"Notre raison de rester debout, c'est la vérité pour Medhi", déclarent à l'AFP Valérie et Jalil Narjissi, parents du jeune rugbyman disparu en mer en Afrique du Sud lors d'une tournée avec l'équipe de France des moins de 18 ans en août 2024. Ils réclament que chacun "assume ses responsabilités".
Question: Un an après, pourquoi retourner en Afrique du Sud pour un hommage familial sur la plage de Dias Beach, où s'est produit le drame?
Jalil Narjissi: "C'est un déplacement pour Medhi. Et pour la vérité. Et pour aussi faire (savoir) que notre combat est légitime. On ne peut pas mettre un mouchoir sur notre fils et dire que c'est un accident. Non. Il y a des responsabilités. Il faut que chacun les assume. Et aussi, ça ne doit plus se reproduire. Notre raison de rester debout, c'est la vérité pour Medhi."
Valérie Narjissi (en larmes): "C'est douloureux tout le temps, mais on ne peut pas ne pas y aller. Ça s'est passé là-bas, il n'est pas rentré. On doit y aller, même si c'est une épreuve surhumaine."
Q.: Qu'attendez-vous de l'enquête ouverte en Afrique du Sud, en parallèle de la procédure judiciaire française?

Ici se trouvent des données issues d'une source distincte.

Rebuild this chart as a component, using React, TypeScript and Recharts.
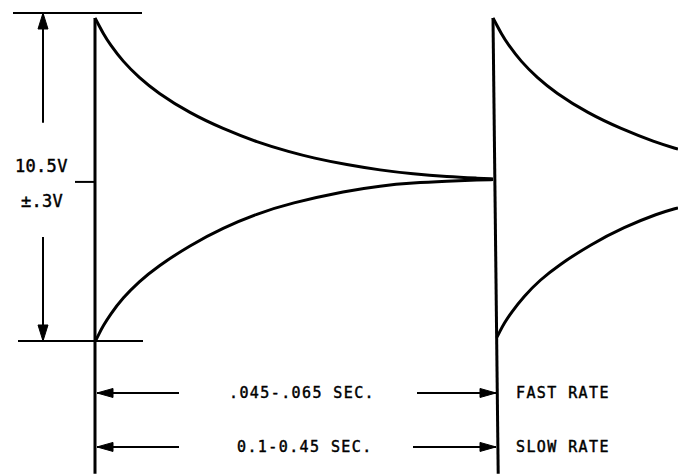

J.N.: "Il y a un prestataire qui a encadré cette journée de découverte, qui est Français, vivant en Afrique du Sud, avec une société sud-africaine. Ce prestataire connaît les lieux, a pour obligation d'encadrer, de guider le groupe France, joueurs, encadrants, et ce prestataire a sa responsabilité dans ce drame, il aurait dû s'opposer physiquement (...) Il fait partie des responsables. Comme la Fédération au plus haut niveau, par rapport à ses manquements dans l'organisation."
Q.: Comment vivez-vous le fait que l'ex-manager et l'ex-préparateur physique de la sélection U18, mis en examen en France, se renvoient la responsabilité de cette baignade de récupération sur une plage dangereuse?

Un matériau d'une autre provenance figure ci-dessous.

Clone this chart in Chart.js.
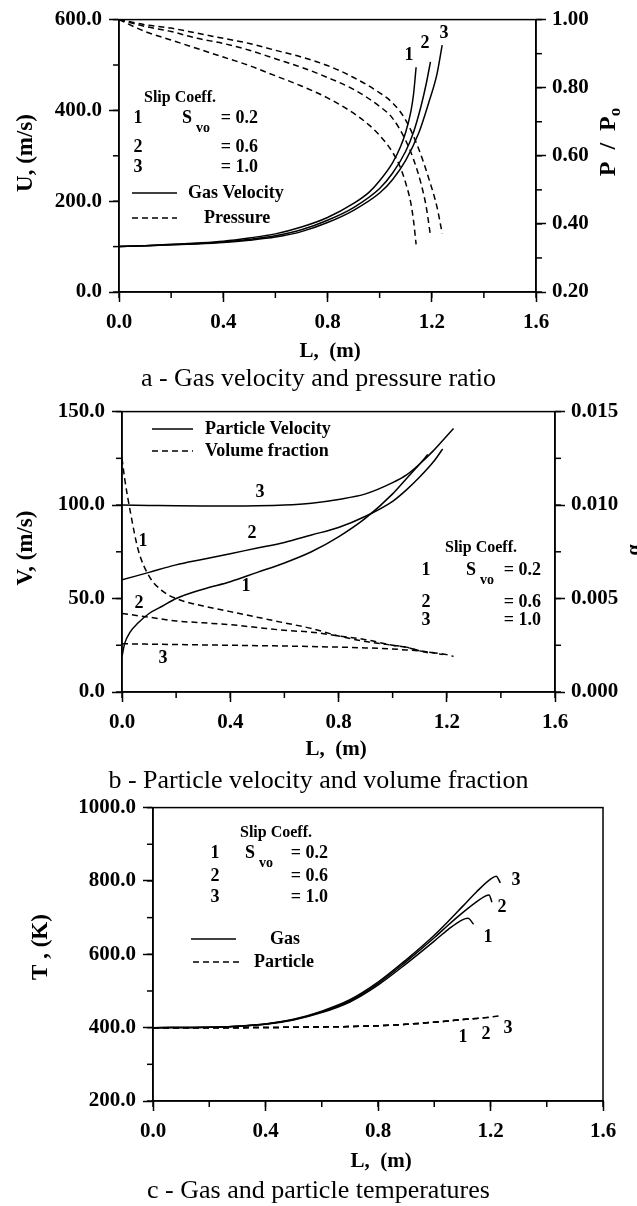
<!DOCTYPE html>
<html>
<head>
<meta charset="utf-8">
<title>Gas-particle flow</title>
<script src="https://cdn.jsdelivr.net/npm/chart.js@4.4.1/dist/chart.umd.min.js"></script>
<style>
  body { margin: 0; background: #fff; }
  #page { position: relative; width: 637px; height: 1206px; overflow: hidden; background: #fff; }
  canvas { position: absolute; left: 0; }
  .cap { position: absolute; left: 0; width: 637px; text-align: center;
         font-family: "Liberation Serif", "Times New Roman", serif; font-size: 26px;
         line-height: 28px; color: #000; }
</style>
</head>
<body>
<div id="page">
  <canvas id="chartA" width="637" height="366" style="top:0px;width:637px;height:366px"></canvas>
  <div class="cap" style="top:364px">a - Gas velocity and pressure ratio</div>
  <canvas id="chartB" width="637" height="372" style="top:392px;width:637px;height:372px"></canvas>
  <div class="cap" style="top:766px">b - Particle velocity and volume fraction</div>
  <canvas id="chartC" width="637" height="388" style="top:788px;width:637px;height:388px"></canvas>
  <div class="cap" style="top:1176px">c - Gas and particle temperatures</div>
</div>
<script>
// ---- panel a : gas velocity (m/s) and pressure ratio P/P0 along L (m)
const lenA1 = [0,0.1,0.2,0.3,0.4,0.5,0.6,0.7,0.8,0.9,0.96,1.0,1.05,1.08,1.1,1.12,1.13,1.14]
const gasU1 = [100,102,105,108,112,119,128,143,164,195,220,245,285,320,352,398,435,495]
const pres1 = [1.0,0.965,0.94,0.915,0.89,0.865,0.835,0.805,0.77,0.725,0.69,0.66,0.61,0.565,0.52,0.46,0.41,0.34]

const lenA2 = [0,0.1,0.2,0.3,0.4,0.5,0.6,0.7,0.8,0.9,1.0,1.05,1.1,1.13,1.16,1.18,1.195]
const gasU2 = [100,102,104,107,110,116,124,137,158,186,228,262,310,352,412,462,507]
const pres2 = [1.0,0.98,0.965,0.945,0.93,0.91,0.885,0.86,0.83,0.795,0.745,0.71,0.645,0.59,0.515,0.445,0.365]

const lenA3 = [0,0.1,0.2,0.3,0.4,0.5,0.6,0.7,0.8,0.9,1.0,1.05,1.1,1.15,1.19,1.22,1.24]
const gasU3 = [100,102,104,106,109,114,121,133,153,180,218,248,290,350,420,480,544]
const pres3 = [1.0,0.985,0.975,0.96,0.945,0.93,0.91,0.89,0.865,0.83,0.785,0.755,0.705,0.62,0.53,0.45,0.372]

// ---- panel b : particle velocity (m/s) and volume fraction
const lenB1 = [0,0.01,0.03,0.06,0.1,0.15,0.2,0.3,0.4,0.5,0.6,0.7,0.8,0.9,1.0,1.05,1.1,1.13]
const partV1 = [19,26,32,37,42,46,50,55,59,64,69,75,83,93,106,114,122,127]
const volF1 = [0.0125,0.0114,0.0097,0.0076,0.0062,0.0054,0.0050,0.0046,0.0043,0.0040,0.0037,0.0034,0.0030,0.0027,0.0025,0.0024,0.0022,0.0021]

const lenB2 = [0,0.1,0.2,0.3,0.4,0.5,0.6,0.7,0.8,0.9,1.0,1.05,1.1,1.15,1.185]
const partV2 = [60,64,68,71,74,77,80,84,88,94,102,108,115,123,130]
const volF2 = [0.0042,0.0040,0.0038,0.0037,0.0036,0.00345,0.0033,0.0032,0.0030,0.0028,0.0025,0.0024,0.0022,0.0021,0.0020]

const lenB3 = [0,0.1,0.2,0.3,0.4,0.5,0.6,0.7,0.8,0.9,1.0,1.05,1.1,1.15,1.2,1.225]
const partV3 = [100,99.8,99.6,99.5,99.5,99.6,100,101,103,106,112,116,122,129,137,141]
const volF3 = [0.00258,0.00256,0.00254,0.00252,0.0025,0.00248,0.00246,0.00243,0.0024,0.00236,0.0023,0.00225,0.0022,0.0021,0.002,0.0019]

// ---- panel c : gas and particle temperature (K)
const lenC1 = [0,0.2,0.3,0.4,0.5,0.6,0.7,0.8,0.9,1.0,1.05,1.1,1.12,1.14]
const gasT1 = [400,401,404,409,421,441,470,516,574,636,668,694,698,682]
const partT1 = [400,400,400,400.5,401,402,403,405,409,415,418,422,423,424]

const lenC2 = [0,0.2,0.3,0.4,0.5,0.6,0.7,0.8,0.9,1.0,1.05,1.1,1.15,1.18,1.195,1.205]
const gasT2 = [400,401,404,410,422,443,473,520,580,645,680,713,743,758,762,742]
const partT2 = [400,400,400,400.5,401,402,403,405,409,415,418,422,425,427,428,428.5]

const lenC3 = [0,0.2,0.3,0.4,0.5,0.6,0.7,0.8,0.9,1.0,1.05,1.1,1.15,1.2,1.22,1.235]
const gasT3 = [400,401,404,410,423,445,476,524,585,652,690,730,770,805,813,795]
const partT3 = [400,400,400,400.5,401,402,403,405,409,415,418,422,425,429,431,432]

const SERIF = '"Liberation Serif", "Times New Roman", serif'

function pts(xs, ys){
    return xs.map((x, i) => ({x: x, y: ys[i]}))
}

function line(xs, ys, axisId, dashed){
    return {
        data: pts(xs, ys),
        yAxisID: axisId,
        showLine: true,
        borderColor: "#000",
        borderWidth: 1.5,
        borderDash: dashed ? [6, 4] : [],
        pointRadius: 0,
        cubicInterpolationMode: "monotone",
        fill: false
    }
}

function axis(pos, min, max, step, dec, pad, size){
    return {
        type: "linear",
        position: pos,
        min: min,
        max: max,
        ticks: {
            stepSize: step,
            color: "#000",
            padding: pad,
            autoSkip: false,
            maxRotation: 0,
            font: {family: SERIF, size: 21, weight: "bold"},
            callback: v => Number(v).toFixed(dec)
        },
        grid: {drawOnChartArea: false, drawTicks: true, tickLength: 10, tickWidth: 1.5, tickColor: "#000"},
        border: {display: true, color: "#000", width: 1.5},
        afterFit: s => { if (pos === "bottom") s.height = size; else s.width = size }
    }
}

// frame, minor ticks, legends and labels
const decor = {
    id: "decor",
    afterDraw(chart, args, opts){
        const ctx = chart.ctx
        const a = chart.chartArea
        const dy = opts.offsetY || 0
        ctx.save()
        ctx.strokeStyle = "#000"
        ctx.fillStyle = "#000"
        ctx.lineWidth = 1.5
        ctx.strokeRect(a.left, a.top, a.right - a.left, a.bottom - a.top)

        // minor ticks
        ;(opts.minor || []).forEach(m => {
            const s = chart.scales[m.id]
            const n = Math.round((s.max - s.min) / m.step)
            for (let i = 0; i <= n; i++){
                const p = s.getPixelForValue(s.min + i * m.step)
                ctx.beginPath()
                if (s.position === "bottom"){ ctx.moveTo(p, a.bottom); ctx.lineTo(p, a.bottom + 6) }
                else if (s.position === "left"){ ctx.moveTo(a.left, p); ctx.lineTo(a.left - 6, p) }
                else { ctx.moveTo(a.right, p); ctx.lineTo(a.right + 6, p) }
                ctx.stroke()
            }
        })

        // legend sample lines
        ;(opts.keys || []).forEach(k => {
            ctx.setLineDash(k.dash ? [6, 4] : [])
            ctx.beginPath()
            ctx.moveTo(k.x1, k.y - dy)
            ctx.lineTo(k.x2, k.y - dy)
            ctx.stroke()
        })
        ctx.setLineDash([])

        // texts
        ctx.textBaseline = "middle"
        ;(opts.texts || []).forEach(t => {
            const size = t.s || 18
            const subSize = Math.round(size * 0.72)
            ctx.save()
            ctx.font = "bold " + size + "px " + SERIF
            ctx.translate(t.x, t.y - dy)
            if (t.rot){
                ctx.rotate(-Math.PI / 2)
                const w0 = ctx.measureText(t.t).width
                let w1 = 0
                if (t.sub){
                    ctx.font = "bold " + subSize + "px " + SERIF
                    w1 = ctx.measureText(t.sub).width
                }
                const x0 = -(w0 + w1) / 2
                ctx.textAlign = "left"
                ctx.font = "bold " + size + "px " + SERIF
                ctx.fillText(t.t, x0, 0)
                if (t.sub){
                    ctx.font = "bold " + subSize + "px " + SERIF
                    ctx.fillText(t.sub, x0 + w0, 7)
                }
            } else {
                ctx.textAlign = t.a || "center"
                ctx.fillText(t.t, 0, 0)
            }
            ctx.restore()
        })
        ctx.restore()
    }
}

Chart.register(decor)

function slipBlock(xNum, xS, xEq, y1, y2, y3, xHead, yHead){
    return [
        {t: "Slip Coeff.", x: xHead, y: yHead, s: 16},
        {t: "1", x: xNum, y: y1, s: 18},
        {t: "S", x: xS, y: y1, s: 18},
        {t: "vo", x: xS + 16, y: y1 + 10, s: 14},
        {t: "= 0.2", x: xEq, y: y1, s: 18, a: "right"},
        {t: "2", x: xNum, y: y2, s: 18},
        {t: "= 0.6", x: xEq, y: y2, s: 18, a: "right"},
        {t: "3", x: xNum, y: y3, s: 18},
        {t: "= 1.0", x: xEq, y: y3, s: 18, a: "right"}
    ]
}

function baseOptions(scales, padding, plug){
    return {
        responsive: false,
        animation: false,
        devicePixelRatio: 1,
        events: [],
        layout: {padding: padding},
        scales: scales,
        plugins: {legend: {display: false}, tooltip: {enabled: false}, decor: plug}
    }
}

// ---------- chart a
new Chart(document.getElementById("chartA"), {
    type: "scatter",
    data: {datasets: [
        line(lenA1, gasU1, "y", false),
        line(lenA2, gasU2, "y", false),
        line(lenA3, gasU3, "y", false),
        line(lenA1, pres1, "y1", true),
        line(lenA2, pres2, "y1", true),
        line(lenA3, pres3, "y1", true)
    ]},
    options: baseOptions({
        x: axis("bottom", 0, 1.6, 0.4, 1, 8, 366 - 292),
        y: axis("left", 0, 600, 200, 1, 7, 119),
        y1: axis("right", 0.2, 1.0, 0.2, 2, 6, 637 - 536)
    }, {top: 14, left: 0, right: 0, bottom: 0}, {
        offsetY: 0,
        minor: [{id: "x", step: 0.2}, {id: "y", step: 100}, {id: "y1", step: 0.1}],
        keys: [{x1: 132, x2: 177, y: 193}, {x1: 132, x2: 177, y: 218, dash: true}],
        texts: slipBlock(138, 187, 258, 118, 147, 167, 180, 98).concat([
            {t: "Gas Velocity", x: 188, y: 193, a: "left"},
            {t: "Pressure", x: 204, y: 218, a: "left"},
            {t: "1", x: 409, y: 55},
            {t: "2", x: 425, y: 43},
            {t: "3", x: 444, y: 33},
            {t: "U, (m/s)", x: 26, y: 153, s: 23, rot: true},
            {t: "P  /  P", sub: "o", x: 609, y: 142, s: 24, rot: true},
            {t: "L,  (m)", x: 330, y: 352, s: 21}
        ])
    })
})

// ---------- chart b
new Chart(document.getElementById("chartB"), {
    type: "scatter",
    data: {datasets: [
        line(lenB1, partV1, "y", false),
        line(lenB2, partV2, "y", false),
        line(lenB3, partV3, "y", false),
        line(lenB1, volF1, "y1", true),
        line(lenB2, volF2, "y1", true),
        line(lenB3, volF3, "y1", true)
    ]},
    options: baseOptions({
        x: axis("bottom", 0, 1.6, 0.4, 1, 8, 372 - 300),
        y: axis("left", 0, 150, 50, 1, 7, 122),
        y1: axis("right", 0, 0.015, 0.005, 3, 6, 637 - 555)
    }, {top: 15, left: 0, right: 0, bottom: 0}, {
        offsetY: 392,
        minor: [{id: "x", step: 0.2}, {id: "y", step: 25}, {id: "y1", step: 0.0025}],
        keys: [{x1: 152, x2: 193, y: 429}, {x1: 152, x2: 193, y: 451, dash: true}],
        texts: slipBlock(426, 471, 541, 570, 602, 620, 481, 548).concat([
            {t: "Particle Velocity", x: 205, y: 429, a: "left"},
            {t: "Volume fraction", x: 205, y: 451, a: "left"},
            {t: "3", x: 260, y: 492},
            {t: "2", x: 252, y: 533},
            {t: "1", x: 246, y: 586},
            {t: "1", x: 143, y: 541},
            {t: "2", x: 139, y: 603},
            {t: "3", x: 163, y: 658},
            {t: "V, (m/s)", x: 26, y: 548, s: 23, rot: true},
            {t: "α", x: 635, y: 550, s: 20, rot: true},
            {t: "L,  (m)", x: 336, y: 750, s: 21}
        ])
    })
})

// ---------- chart c
new Chart(document.getElementById("chartC"), {
    type: "scatter",
    data: {datasets: [
        line(lenC1, gasT1, "y", false),
        line(lenC2, gasT2, "y", false),
        line(lenC3, gasT3, "y", false),
        line(lenC1, partT1, "y", true),
        line(lenC2, partT2, "y", true),
        line(lenC3, partT3, "y", true)
    ]},
    options: baseOptions({
        x: axis("bottom", 0, 1.6, 0.4, 1, 8, 388 - 313),
        y: axis("left", 200, 1000, 200, 1, 7, 153)
    }, {top: 19, left: 0, right: 637 - 603, bottom: 0}, {
        offsetY: 788,
        minor: [{id: "x", step: 0.2}, {id: "y", step: 100}],
        keys: [{x1: 191, x2: 236, y: 939}, {x1: 193, x2: 240, y: 962, dash: true}],
        texts: slipBlock(215, 250, 328, 853, 876, 897, 276, 833).concat([
            {t: "Gas", x: 270, y: 939, a: "left"},
            {t: "Particle", x: 254, y: 962, a: "left"},
            {t: "3", x: 516, y: 880},
            {t: "2", x: 502, y: 907},
            {t: "1", x: 488, y: 937},
            {t: "1", x: 463, y: 1037},
            {t: "2", x: 486, y: 1034},
            {t: "3", x: 508, y: 1028},
            {t: "T , (K)", x: 41, y: 947, s: 23, rot: true},
            {t: "L,  (m)", x: 381, y: 1162, s: 21}
        ])
    })
})
</script>
</body>
</html>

J.N.: "Ils se défaussent, ils se rejettent (la responsabilité). Au lieu d'assumer! Notre fils leur faisait confiance. Notre fils n'a pas été tout seul à cet endroit-là. C'est eux qui ont organisé ça. C'est de la lâcheté. Ils ont joué avec la sécurité, la vie de nos enfants, de notre fils (...) La justice fera la lumière. La justice les punira. Parce qu'ils sont la cause de ce drame, de cette catastrophe. Directement. Ils ont mis notre fils et d'autres adolescents à un endroit interdit, dangereux, et ils l'ont laissé mourir. Pour nous, c'est un crime."
Q.: Au-delà des deux mises en examen, estimez-vous que les responsabilités sont plus larges?
V.N.: "Ce ne sont pas seulement ces deux personnes, il y avait plusieurs adultes sur la plage. En tant qu'adultes, ils peuvent s'opposer, ils constatent que c'est dangereux, ils auraient dû s'interpeller, dire +Non, il faut stopper tout, sortir les gamins de l'eau, c'est n'importe quoi+. On peut regarder ça et ne rien faire? Et après, dire: +Ce n'est pas moi+? Ce n'est pas acceptable. C'est pour ça qu'on se bat et qu'on veut la vérité, parce que je ne peux pas entendre que des gens regardaient mon fils se noyer, sans rien faire (...) La chaîne des coupables, ça sera du début jusqu'à la fin. Ce sera notre combat."
Q.: Le président de la Fédération Florian Grill doit-il être mis en examen, selon vous?
J.N.: "Il est responsable de ce drame. Il doit assumer. Aujourd'hui, il se défausse en disant beaucoup de mensonges, qu'il nous accompagne, que tout a été mis en place pour la famille... C'est faux, c'est faux. (Il y a) des manquements graves que le rapport du ministère de la Jeunesse et des Sports a cités, qui sont la cause de l'accumulation de toutes ces fautes-là. Ce n'est pas ce Monsieur-là qui a mis notre fils à l'eau, mais c'est lui qui est responsable de tout ce qui n'a pas été fait (...) Et après, moralement, ce Monsieur ne nous a pas accompagnés (...) Notre fils a disparu de l'autre côté de la planète, les élections (fédérales) ont continué, et nous, une famille dévastée, détruite, la perte d'un enfant... Personne à nos côtés. Ces choses-là sont dramatiques et nous rongent encore plus."
Propos recueillis par Patrick ANSELMETTI.